— START —

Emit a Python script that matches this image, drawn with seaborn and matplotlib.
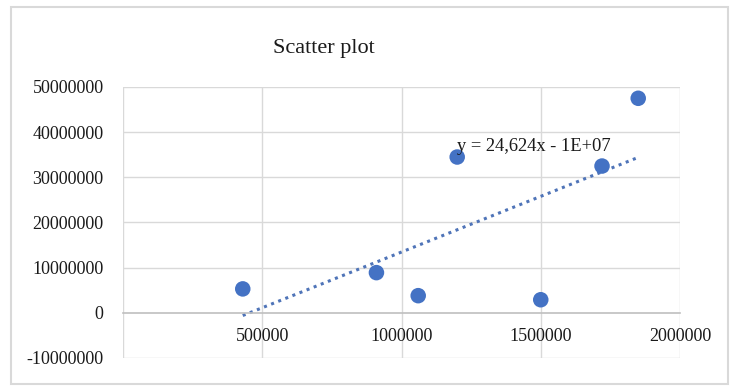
import numpy as np
import pandas as pd
import matplotlib
matplotlib.use("Agg")
import matplotlib.pyplot as plt
import seaborn as sns
from matplotlib.patches import Rectangle

# Data
x_values = [430000, 910000, 1060000, 1500000, 1200000, 1720000, 1850000]
y_values = [5300000, 8900000, 3800000, 2900000, 34500000, 32500000, 47500000]
x_ticks = [500000, 1000000, 1500000, 2000000]
y_ticks = [-10000000, 0, 10000000, 20000000, 30000000, 40000000, 50000000]
title_text = "Scatter plot"
equation_text = "y = 24,624x - 1E+07"

df = pd.DataFrame({"x": x_values, "y": y_values})

sns.set_style("white")
plt.rcParams["font.family"] = ["Liberation Serif", "DejaVu Serif"]

blue = "#4472C4"
grid_c = "#D9D9D9"

fig = plt.figure(figsize=(7.3, 3.86), dpi=100)
ax = fig.add_axes([123/730, 1-358/386, (680-123)/730, (358-87)/386])

# trendline (linear fit)
sns.regplot(data=df, x="x", y="y", ax=ax, scatter=False, ci=None, truncate=True,
            line_kws=dict(color="#4F74B8", linestyle=(0, (1, 1.5)), lw=2.2, zorder=2))
# points
sns.scatterplot(data=df, x="x", y="y", ax=ax, s=125, color=blue, edgecolor="none", zorder=3)

for s in ["top", "right", "left"]:
    ax.spines[s].set_visible(False)
ax.spines["bottom"].set_position(("data", 0))
ax.spines["bottom"].set_color("#BFBFBF")
ax.spines["bottom"].set_linewidth(1.2)

ax.set_xlim(0, 2000000)
ax.set_ylim(-10000000, 50000000)
ax.set_xticks(x_ticks)
ax.set_yticks(y_ticks)
ax.set_xticklabels([str(v) for v in x_ticks])
ax.set_yticklabels([str(v) for v in y_ticks])
ax.set_xlabel("")
ax.set_ylabel("")
ax.tick_params(axis="x", length=0, pad=11, colors="#1a1a1a", labelsize=13)
ax.tick_params(axis="y", length=0, pad=14, colors="#1a1a1a", labelsize=13)

for v in [0] + x_ticks:
    ax.axvline(v, color=grid_c, lw=1, zorder=0)
for v in y_ticks:
    if v != 0:
        ax.axhline(v, color=grid_c, lw=1, zorder=0)

ax.text(1200000, 36900000, equation_text, fontsize=13.3, ha="left", va="center", color="#1a1a1a")

fig.text(324/730, 1-49/386, title_text, fontsize=16, ha="center", va="center", color="#1a1a1a")

fig.patches.append(Rectangle((11/730, 1-384/386), (728-11)/730, (384-7)/386,
                             transform=fig.transFigure, fill=False, edgecolor="#D9D9D9", lw=1.5))

fig.savefig("out.png", dpi=100)
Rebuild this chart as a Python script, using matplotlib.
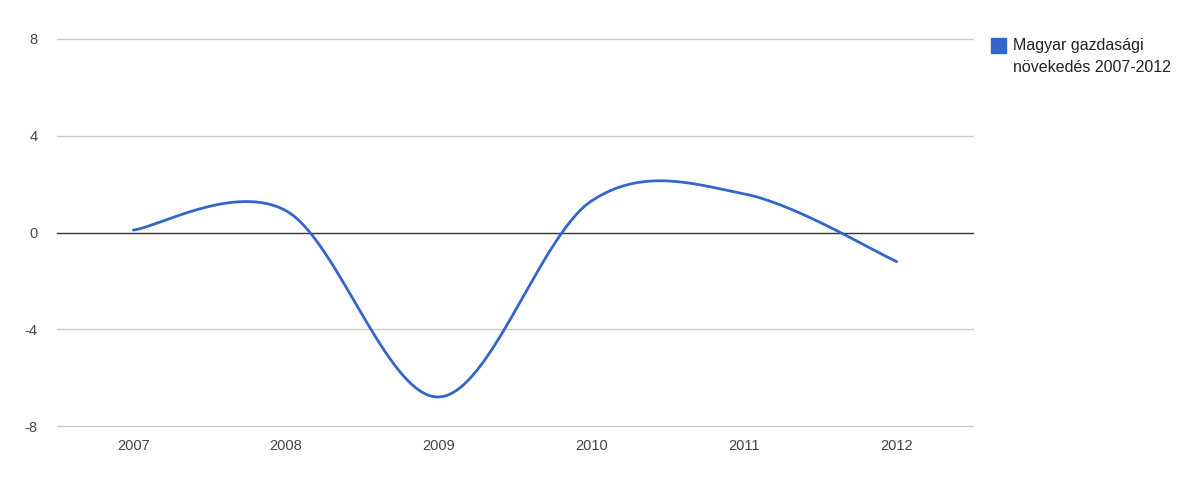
import numpy as np
import matplotlib
matplotlib.use("Agg")
from matplotlib import pyplot as plt
from matplotlib.patches import Rectangle

# data
years = [2007, 2008, 2009, 2010, 2011, 2012]
growth = [0.1, 0.9, -6.8, 1.3, 1.6, -1.2]
y_ticks = [-8, -4, 0, 4, 8]
series_name = "Magyar gazdasági\nnövekedés 2007-2012"

plt.rcParams['font.family'] = ['Liberation Sans', 'DejaVu Sans']
plt.rcParams['axes.unicode_minus'] = False

W, H = 1187, 487
fig = plt.figure(figsize=(W / 100, H / 100), dpi=100)
ax = fig.add_axes([57 / W, (H - 426) / H, (973 - 57) / W, (426 - 39) / H])

# smooth curve (catmull-rom style bezier, like google charts "function" curve)
x = np.array(years, dtype=float)
y = np.array(growth, dtype=float)
n = len(x)
k = 1 / 6
xs, ys = [], []
t = np.linspace(0, 1, 60)
for i in range(n - 1):
    i0 = max(i - 1, 0)
    i3 = min(i + 2, n - 1)
    p0 = np.array([x[i], y[i]])
    p3 = np.array([x[i + 1], y[i + 1]])
    p1 = p0 + k * (np.array([x[i + 1], y[i + 1]]) - np.array([x[i0], y[i0]]))
    p2 = p3 - k * (np.array([x[i3], y[i3]]) - np.array([x[i], y[i]]))
    b = ((1 - t) ** 3)[:, None] * p0 + (3 * (1 - t) ** 2 * t)[:, None] * p1 \
        + (3 * (1 - t) * t ** 2)[:, None] * p2 + (t ** 3)[:, None] * p3
    xs.extend(b[:, 0])
    ys.extend(b[:, 1])

for v in y_ticks:
    if v == 0:
        ax.axhline(v, color="#333333", lw=1, zorder=2, clip_on=False)
    else:
        ax.axhline(v, color="#cccccc", lw=1, zorder=1, clip_on=False)

ax.plot(xs, ys, color="#3366cc", lw=2, zorder=3, solid_capstyle="round")

ax.set_xlim(years[0] - 0.5, years[-1] + 0.5)
ax.set_ylim(-8, 8)
ax.set_xticks(years)
ax.set_xticklabels([str(v) for v in years])
ax.set_yticks(y_ticks)
ax.tick_params(length=0, labelsize=10.5, colors="#444444")
ax.tick_params(axis="y", pad=14)
ax.tick_params(axis="x", pad=9)
for s in ax.spines.values():
    s.set_visible(False)

# legend
fig.patches.append(Rectangle((991 / W, (H - 53) / H), 15 / W, 15 / H,
                             transform=fig.transFigure, color="#3366cc"))
fig.text(1013 / W, (H - 38) / H, series_name, ha="left", va="top",
         fontsize=11.5, color="#222222", linespacing=1.55)

plt.savefig("out.png", dpi=100)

— END —

■ Aim
Each record must be quoted in full and exactly. Do not include the pictures.

■ Correct response
Emit a Python script that matches this image, drawn with seaborn and matplotlib.
import numpy as np
import pandas as pd
import matplotlib
matplotlib.use("Agg")
import matplotlib.pyplot as plt
import seaborn as sns
from matplotlib.patches import Rectangle

# Data
x_values = [430000, 910000, 1060000, 1500000, 1200000, 1720000, 1850000]
y_values = [5300000, 8900000, 3800000, 2900000, 34500000, 32500000, 47500000]
x_ticks = [500000, 1000000, 1500000, 2000000]
y_ticks = [-10000000, 0, 10000000, 20000000, 30000000, 40000000, 50000000]
title_text = "Scatter plot"
equation_text = "y = 24,624x - 1E+07"

df = pd.DataFrame({"x": x_values, "y": y_values})

sns.set_style("white")
plt.rcParams["font.family"] = ["Liberation Serif", "DejaVu Serif"]

blue = "#4472C4"
grid_c = "#D9D9D9"

fig = plt.figure(figsize=(7.3, 3.86), dpi=100)
ax = fig.add_axes([123/730, 1-358/386, (680-123)/730, (358-87)/386])

# trendline (linear fit)
sns.regplot(data=df, x="x", y="y", ax=ax, scatter=False, ci=None, truncate=True,
            line_kws=dict(color="#4F74B8", linestyle=(0, (1, 1.5)), lw=2.2, zorder=2))
# points
sns.scatterplot(data=df, x="x", y="y", ax=ax, s=125, color=blue, edgecolor="none", zorder=3)

for s in ["top", "right", "left"]:
    ax.spines[s].set_visible(False)
ax.spines["bottom"].set_position(("data", 0))
ax.spines["bottom"].set_color("#BFBFBF")
ax.spines["bottom"].set_linewidth(1.2)

ax.set_xlim(0, 2000000)
ax.set_ylim(-10000000, 50000000)
ax.set_xticks(x_ticks)
ax.set_yticks(y_ticks)
ax.set_xticklabels([str(v) for v in x_ticks])
ax.set_yticklabels([str(v) for v in y_ticks])
ax.set_xlabel("")
ax.set_ylabel("")
ax.tick_params(axis="x", length=0, pad=11, colors="#1a1a1a", labelsize=13)
ax.tick_params(axis="y", length=0, pad=14, colors="#1a1a1a", labelsize=13)

for v in [0] + x_ticks:
    ax.axvline(v, color=grid_c, lw=1, zorder=0)
for v in y_ticks:
    if v != 0:
        ax.axhline(v, color=grid_c, lw=1, zorder=0)

ax.text(1200000, 36900000, equation_text, fontsize=13.3, ha="left", va="center", color="#1a1a1a")

fig.text(324/730, 1-49/386, title_text, fontsize=16, ha="center", va="center", color="#1a1a1a")

fig.patches.append(Rectangle((11/730, 1-384/386), (728-11)/730, (384-7)/386,
                             transform=fig.transFigure, fill=False, edgecolor="#D9D9D9", lw=1.5))

fig.savefig("out.png", dpi=100)
Rebuild this chart as a Python script, using matplotlib.
import numpy as np
import matplotlib
matplotlib.use("Agg")
from matplotlib import pyplot as plt
from matplotlib.patches import Rectangle

# data
years = [2007, 2008, 2009, 2010, 2011, 2012]
growth = [0.1, 0.9, -6.8, 1.3, 1.6, -1.2]
y_ticks = [-8, -4, 0, 4, 8]
series_name = "Magyar gazdasági\nnövekedés 2007-2012"

plt.rcParams['font.family'] = ['Liberation Sans', 'DejaVu Sans']
plt.rcParams['axes.unicode_minus'] = False

W, H = 1187, 487
fig = plt.figure(figsize=(W / 100, H / 100), dpi=100)
ax = fig.add_axes([57 / W, (H - 426) / H, (973 - 57) / W, (426 - 39) / H])

# smooth curve (catmull-rom style bezier, like google charts "function" curve)
x = np.array(years, dtype=float)
y = np.array(growth, dtype=float)
n = len(x)
k = 1 / 6
xs, ys = [], []
t = np.linspace(0, 1, 60)
for i in range(n - 1):
    i0 = max(i - 1, 0)
    i3 = min(i + 2, n - 1)
    p0 = np.array([x[i], y[i]])
    p3 = np.array([x[i + 1], y[i + 1]])
    p1 = p0 + k * (np.array([x[i + 1], y[i + 1]]) - np.array([x[i0], y[i0]]))
    p2 = p3 - k * (np.array([x[i3], y[i3]]) - np.array([x[i], y[i]]))
    b = ((1 - t) ** 3)[:, None] * p0 + (3 * (1 - t) ** 2 * t)[:, None] * p1 \
        + (3 * (1 - t) * t ** 2)[:, None] * p2 + (t ** 3)[:, None] * p3
    xs.extend(b[:, 0])
    ys.extend(b[:, 1])

for v in y_ticks:
    if v == 0:
        ax.axhline(v, color="#333333", lw=1, zorder=2, clip_on=False)
    else:
        ax.axhline(v, color="#cccccc", lw=1, zorder=1, clip_on=False)

ax.plot(xs, ys, color="#3366cc", lw=2, zorder=3, solid_capstyle="round")

ax.set_xlim(years[0] - 0.5, years[-1] + 0.5)
ax.set_ylim(-8, 8)
ax.set_xticks(years)
ax.set_xticklabels([str(v) for v in years])
ax.set_yticks(y_ticks)
ax.tick_params(length=0, labelsize=10.5, colors="#444444")
ax.tick_params(axis="y", pad=14)
ax.tick_params(axis="x", pad=9)
for s in ax.spines.values():
    s.set_visible(False)

# legend
fig.patches.append(Rectangle((991 / W, (H - 53) / H), 15 / W, 15 / H,
                             transform=fig.transFigure, color="#3366cc"))
fig.text(1013 / W, (H - 38) / H, series_name, ha="left", va="top",
         fontsize=11.5, color="#222222", linespacing=1.55)

plt.savefig("out.png", dpi=100)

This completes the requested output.